The fast zombies of 28 DAYS LATER are ultimately just exceptionally violent people. They’re not undead, they’re not cannibals - they just want to tear apart any uninfected person they see. And, of course, they can turn you into one of them.

For most of the movie, they’re incomprehensible monsters.

But in the third act, our heroes are captured by a military enclave that wants to rebuild society through violently-enforced sexual slavery. Outgunned and outmuscled, one of our heroes turns to desperate and vicious guerilla tactics - ending up acting like, and even working alongside, the raging infected in order to overcome his captors.

His rampage is so brutal that his friends think he actually is infected, and nearly kill him. But, in what feels like a direct response to the bleak ending of NIGHT OF THE LIVING DEAD, they hesitate - just long enough to look him in the eyes, and see his humanity.
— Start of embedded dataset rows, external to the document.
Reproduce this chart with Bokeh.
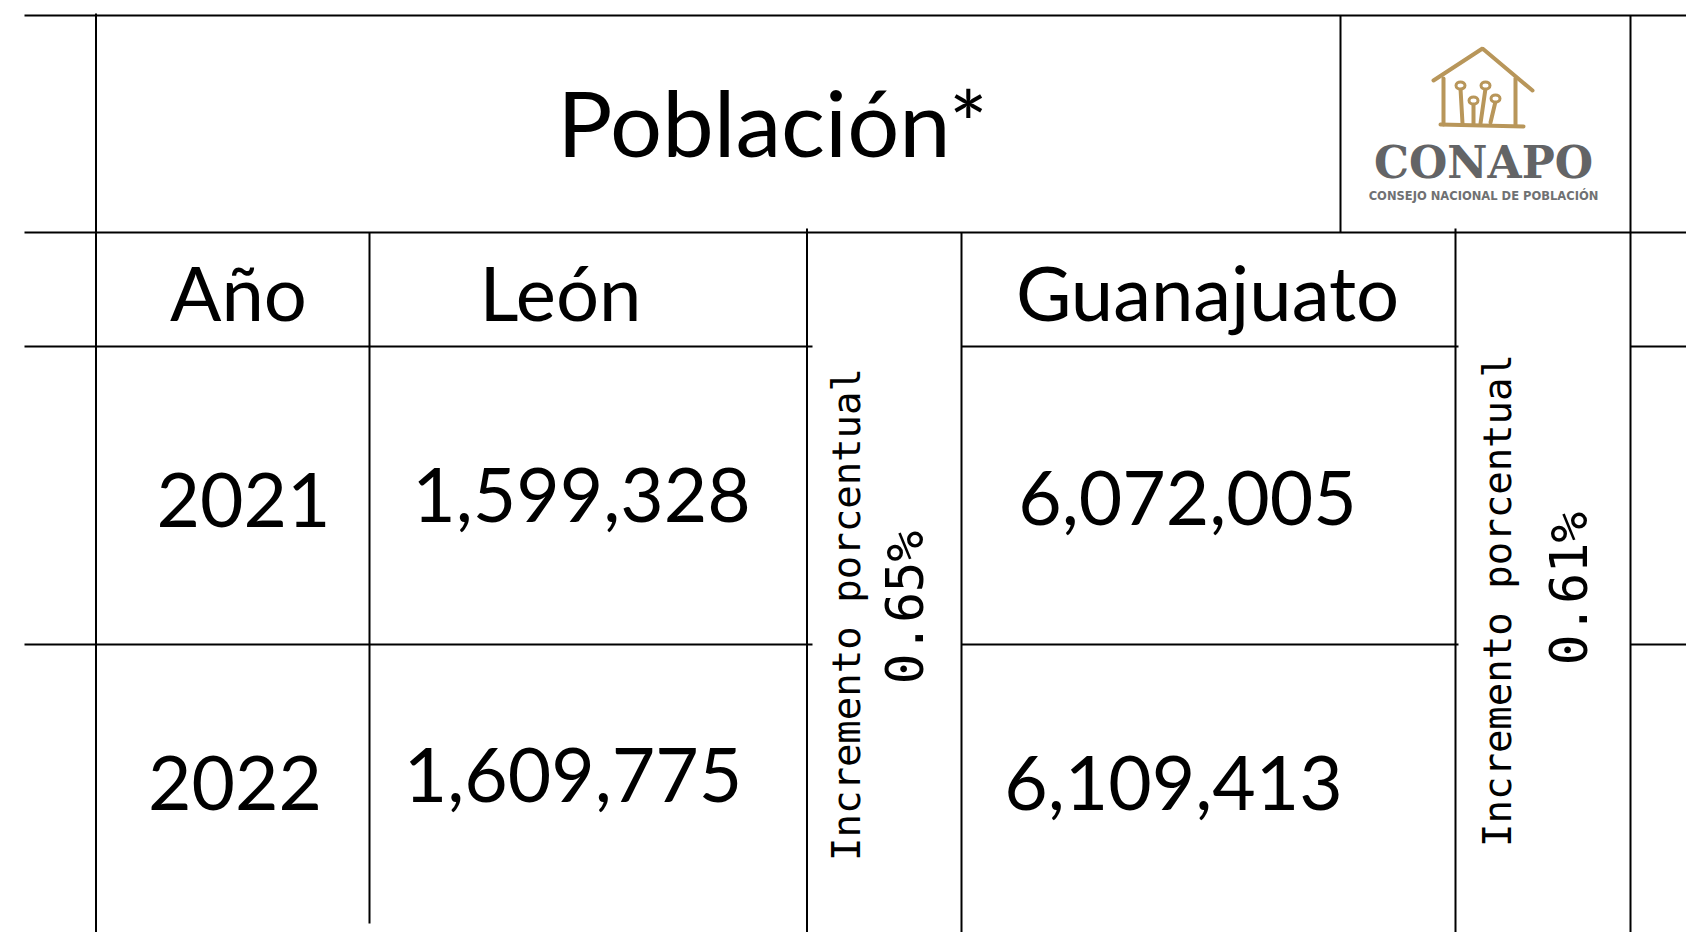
from bokeh.plotting import figure
from bokeh.models import Range1d, ColumnDataSource
from bokeh.core.properties import value
from bokeh.embed import file_html
from bokeh.resources import INLINE
import math

# ---- data ----
title = "Población*"
headers = ["Año", "León", "Guanajuato"]
years = ["2021", "2022"]
leon = [1599328, 1609775]
guanajuato = [6072005, 6109413]
incr_label = "Incremento porcentual"
incr_leon = 0.65
incr_gto = 0.61
logo_name = "CONAPO"
logo_sub = "CONSEJO NACIONAL DE POBLACIÓN"

# ---- layout (page pixel coordinates) ----
W, H = 1686, 932
p = figure(width=W, height=H, output_backend="svg", toolbar_location=None,
           x_range=Range1d(0, W), y_range=Range1d(H, 0),
           min_border=0, outline_line_color=None, background_fill_color="white")
p.xaxis.visible = False
p.yaxis.visible = False
p.grid.visible = False

FONT = value("Lato")
MONO = value("DejaVu Sans Mono")
LATO_MID = 0.385  # baseline offset of text centre, in em

# grid lines of the table
hseg = [[24, 1702], [24, 1702], [24, 812], [961, 1458], [1630, 1702],
        [24, 812], [961, 1458], [1630, 1702]]
hy = [15, 232, 346, 346, 346, 644, 644, 644]
vx = [95.5, 1340, 1630, 369, 806.5, 961, 1455]
vy = [[13, 942], [15, 232], [15, 942], [232, 923], [228, 939], [232, 947], [228, 939]]
xs = hseg + [[x, x] for x in vx]
ys = [[y, y] for y in hy] + vy
p.multi_line(xs=xs, ys=ys, line_color="black", line_width=2)

def put(x, y_base, texts, size, font=FONT, mid=LATO_MID, **kw):
    p.text(x=x, y=[b - mid * size for b in y_base], text=texts, text_font=font,
           text_font_size=f"{size}px", text_align="center", text_baseline="middle",
           text_color=kw.pop("color", "black"), **kw)

# title
put([772], [156], [title], 92)

# headers
put([238, 560, 1207], [320, 320, 320], headers, 76)

# rows
def fmt(v):
    return f"{v:,}"

put([243, 234.5], [528, 811], years, 75)
put([581, 572.5], [523, 803], [fmt(v) for v in leon], 75)
put([1187, 1173], [526, 811], [fmt(v) for v in guanajuato], 75)

# rotated increment labels
p.text(x=[846, 1497], y=[614, 600], text=[incr_label, incr_label], angle=math.pi / 2,
       text_font=MONO, text_font_size="39px", text_align="center",
       text_baseline="middle", text_color="black")
p.text(x=[905, 1569], y=[607, 588], text=[f"{incr_leon:.2f}%", f"{incr_gto:.2f}%"],
       angle=math.pi / 2, text_font=MONO, text_font_size="51px", text_align="center",
       text_baseline="middle", text_color="black")

# logo: house outline and keys
gold = "#B8965A"
house_x = [[1433, 1482, 1532], [1443, 1443], [1515, 1515], [1440, 1523],
           [1460, 1462], [1485, 1480], [1473, 1473], [1495, 1490]]
house_y = [[80, 48, 90], [78, 124], [78, 125], [124, 126],
           [88, 123], [88, 123], [103, 123], [101, 122]]
p.multi_line(xs=house_x, ys=house_y, line_color=gold, line_width=4, line_cap="round")
p.ellipse(x=[1460, 1485, 1473, 1495], y=[85, 85, 100, 98], width=9, height=7,
          fill_color="white", line_color=gold, line_width=3)

put([1483], [177], [logo_name], 44, font=value("DejaVu Serif"), mid=0.346,
    text_font_style="bold", color="#636466")
put([1483], [199.5], [logo_sub], 11.5, font=value("DejaVu Sans"), mid=0.346,
    text_font_style="bold", color="#707173")

open("out.html", "w").write(file_html(p, INLINE))
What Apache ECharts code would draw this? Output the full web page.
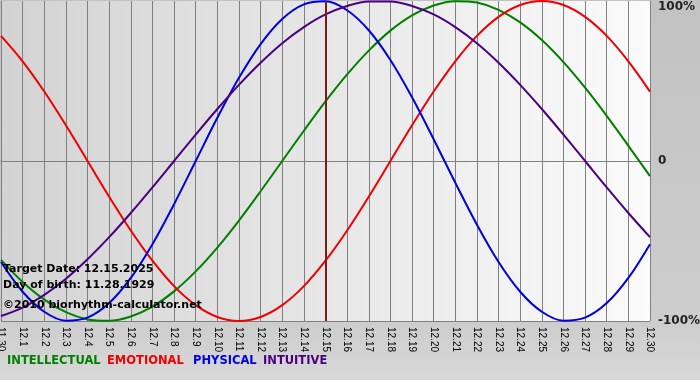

It’s an ending that calls for both a rejection of violence, and a sympathetic understanding of it.

After seeing our hero lean into monstrosity as a way to save his friends from an inhumane social order, the revolutionary rage that ended the world is reframed - not as some accidental horrible thing that befell us, but as a predictable response to the oppressive violence of our pre-apocalyptic society.

Not for nothing, 28 DAYS LATER - just like DAWN OF THE DEAD - opens with media footage of social unrest, and police and military brutality. It’s a movie about how and why we become zombies.

And I think that reveals a distinction between types of zombie stories that runs much deeper than their zombies’ footspeed, or whether they’re technically undead, or any other purist sticking point: how does humanity relate to zombies?

Through all the different flavors of zombiism we got out of the zombie renaissance of the 2000s, I tend to see them play one of two well-established roles: where zombies serve as a familiar punching bag (as in SHAUN OF THE DEAD and 2004’s DAWN OF THE DEAD), or as a dark reflection upon us (as in 28 DAYS LATER and 1978’s DAWN OF THE DEAD).

And that’s what I’m most interested in.

Do the zombies represent a threat that must be cured, or a transformation of our existing society? Are they bullet sponges, or mirrors?

Is the story about overcoming the zombies, or becoming them?